Research Support - Faculty
By taking steps to safeguard your data for long-term storage, you ensure that the data will be available for further study, reuse, or replication. The best way to ensure that your data are preserved is to deposit your data files in an established repository. Established repositories usually include automatic backup and preservation procedures.
Before you are ready to deposit your data, there are a few things you might want to consider to ensure your data are safe and sound. These include
- Choosing open or widely used file formats
- Storage and backup of your working files
- Security of your file
Not all file formats are created equal, and it does matter which file formats you use. Try accessing a Microsoft Works file saved on a floppy disk. Although the hardware and software still exist to open the file, it isn't something that most of us could do on a whim.
While no file format is immune from obsolescence, there are characteristics to look for in a file format that will improve the odds that your data will be readable in the future.
Choose Open Formats
Open file formats are formats for which the specifications have been made publicly available. That means that any software developer, proprietary or not, can use the format. Many open file formats are so widely used that it's hard to imagine they will ever become completely obsolete. Some examples include:
- plain text
Choose Widely Used Proprietary Formats
If an open file format is not appropriate or available, save your files in widely used proprietary formats. Some proprietary formats, like those used in the Microsoft Office suite of products for example, will be readable for a very long time, if only because of their ubiquity.
Choose Less Lossy Formats
When your files are saved, they are compressed in order to save storage space. This is not a concern for text-based documents but for video, images, and sound compression can result in the loss of fidelity. If the resolution of your data is important to your research, explore file formats that compress files the least. The trade-off is that your files will be much larger in size and could be more challenging to store and backup.
Storage and security
It's a good idea to keep a few copies of your data files in separate locations and to back them up throughout the life of your research project. No storage solution is perfect but by putting your data in multiple places, you can reduce the likelihood of completely loss of your data, whether accidental or intentional.

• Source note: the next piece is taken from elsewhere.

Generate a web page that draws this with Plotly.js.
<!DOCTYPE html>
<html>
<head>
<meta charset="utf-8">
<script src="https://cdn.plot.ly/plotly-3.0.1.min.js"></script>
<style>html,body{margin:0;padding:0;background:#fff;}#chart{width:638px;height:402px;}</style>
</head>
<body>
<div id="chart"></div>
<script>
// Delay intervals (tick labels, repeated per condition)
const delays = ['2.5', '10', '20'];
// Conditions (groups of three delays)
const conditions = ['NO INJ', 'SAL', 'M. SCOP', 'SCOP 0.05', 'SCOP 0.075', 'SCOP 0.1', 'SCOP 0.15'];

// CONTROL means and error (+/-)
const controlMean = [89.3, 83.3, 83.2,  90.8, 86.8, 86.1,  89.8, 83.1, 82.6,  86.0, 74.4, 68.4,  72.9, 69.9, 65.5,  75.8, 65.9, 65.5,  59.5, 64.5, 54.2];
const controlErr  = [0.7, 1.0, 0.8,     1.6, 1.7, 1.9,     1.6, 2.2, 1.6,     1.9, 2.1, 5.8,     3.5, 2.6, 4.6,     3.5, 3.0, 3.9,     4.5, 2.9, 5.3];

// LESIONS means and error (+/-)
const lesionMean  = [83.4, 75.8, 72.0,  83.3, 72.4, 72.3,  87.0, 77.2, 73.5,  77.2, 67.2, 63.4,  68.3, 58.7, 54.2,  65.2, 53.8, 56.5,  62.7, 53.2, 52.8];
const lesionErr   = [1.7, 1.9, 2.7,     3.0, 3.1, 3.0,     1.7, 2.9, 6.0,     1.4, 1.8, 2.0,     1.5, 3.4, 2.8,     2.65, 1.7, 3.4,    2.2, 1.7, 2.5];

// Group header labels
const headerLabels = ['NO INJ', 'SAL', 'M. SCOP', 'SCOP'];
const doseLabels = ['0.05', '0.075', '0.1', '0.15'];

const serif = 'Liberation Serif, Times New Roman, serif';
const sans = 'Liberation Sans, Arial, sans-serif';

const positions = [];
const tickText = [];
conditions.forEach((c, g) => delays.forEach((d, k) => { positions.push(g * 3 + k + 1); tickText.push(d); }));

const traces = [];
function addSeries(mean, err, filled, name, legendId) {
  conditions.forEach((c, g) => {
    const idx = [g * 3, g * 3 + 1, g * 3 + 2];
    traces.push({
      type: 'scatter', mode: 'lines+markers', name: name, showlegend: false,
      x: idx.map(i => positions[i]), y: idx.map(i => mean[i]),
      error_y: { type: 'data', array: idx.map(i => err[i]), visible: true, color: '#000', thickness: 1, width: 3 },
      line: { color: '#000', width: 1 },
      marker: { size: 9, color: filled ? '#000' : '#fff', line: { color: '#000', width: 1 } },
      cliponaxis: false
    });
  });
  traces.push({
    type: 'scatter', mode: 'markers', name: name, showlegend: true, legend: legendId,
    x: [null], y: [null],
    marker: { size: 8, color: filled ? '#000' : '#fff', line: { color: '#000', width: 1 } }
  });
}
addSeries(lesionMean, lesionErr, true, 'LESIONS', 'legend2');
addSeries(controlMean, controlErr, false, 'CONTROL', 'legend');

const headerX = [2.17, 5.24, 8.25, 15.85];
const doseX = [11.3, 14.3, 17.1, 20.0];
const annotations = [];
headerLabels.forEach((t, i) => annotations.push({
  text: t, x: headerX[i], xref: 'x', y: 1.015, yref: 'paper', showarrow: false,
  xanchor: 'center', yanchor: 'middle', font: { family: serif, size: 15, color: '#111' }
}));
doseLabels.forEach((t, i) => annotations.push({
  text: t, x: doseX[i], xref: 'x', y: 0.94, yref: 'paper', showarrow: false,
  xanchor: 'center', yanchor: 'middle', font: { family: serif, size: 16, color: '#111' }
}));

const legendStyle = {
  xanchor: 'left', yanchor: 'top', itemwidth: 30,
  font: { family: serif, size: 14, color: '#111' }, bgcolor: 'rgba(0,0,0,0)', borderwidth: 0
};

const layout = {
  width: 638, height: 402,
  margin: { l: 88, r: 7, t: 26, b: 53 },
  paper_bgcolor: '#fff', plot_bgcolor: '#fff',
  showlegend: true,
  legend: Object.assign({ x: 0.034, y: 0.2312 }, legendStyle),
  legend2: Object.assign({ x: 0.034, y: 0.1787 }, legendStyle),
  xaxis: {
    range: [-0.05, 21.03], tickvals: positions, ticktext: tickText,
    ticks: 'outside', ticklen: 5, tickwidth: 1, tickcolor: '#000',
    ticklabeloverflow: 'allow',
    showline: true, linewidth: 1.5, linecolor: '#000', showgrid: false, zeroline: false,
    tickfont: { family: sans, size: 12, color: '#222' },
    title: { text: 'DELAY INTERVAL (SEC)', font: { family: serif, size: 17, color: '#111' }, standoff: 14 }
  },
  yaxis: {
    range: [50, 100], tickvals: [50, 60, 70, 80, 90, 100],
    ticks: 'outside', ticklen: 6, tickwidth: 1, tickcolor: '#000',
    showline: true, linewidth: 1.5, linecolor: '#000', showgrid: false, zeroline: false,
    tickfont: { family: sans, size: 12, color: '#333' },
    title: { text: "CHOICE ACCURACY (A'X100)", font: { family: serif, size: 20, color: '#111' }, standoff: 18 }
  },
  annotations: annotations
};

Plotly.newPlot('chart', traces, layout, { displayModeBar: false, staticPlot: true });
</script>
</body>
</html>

Consider the following storage options:
- Portable storage (flash drives, external hard drives, etc.)
- Pros: Portable storage is inexpensive and secure from unauthorized remote access
- Cons: Storage devices are easily lost, stolen, or damaged
- Bonus tip: Data on portable storage devices should be encrypted to help prevent unauthorized access
- Cloud Storage (Google Drive, Dropbox, etc.)
- Pros: Major cloud storage solutions are usually very secure. They simplify collaboration among research teams.
- Cons: Although they are quite secure, they are connected to networks and could be subject to unauthorized remote access. There is no guarantee that the cloud storage option you choose will exist tomorrow
- Bonus tip: With cloud options, your data could reside in a data centre outside of Canada and be subject to the laws of the host country.
- Internal Network Storage (e.g. MRU H: Drive)
- Pros: Likely stored on local servers and protected under Canadian law.
- Cons: Even with robust security, internal storage may be subject to unauthorized access
If your research involves human subjects, check with your REB about preferred storage solutions.
Of course, depositing a copy of your data in an institutional or subject repository is the best way of ensuring that a copy will be available.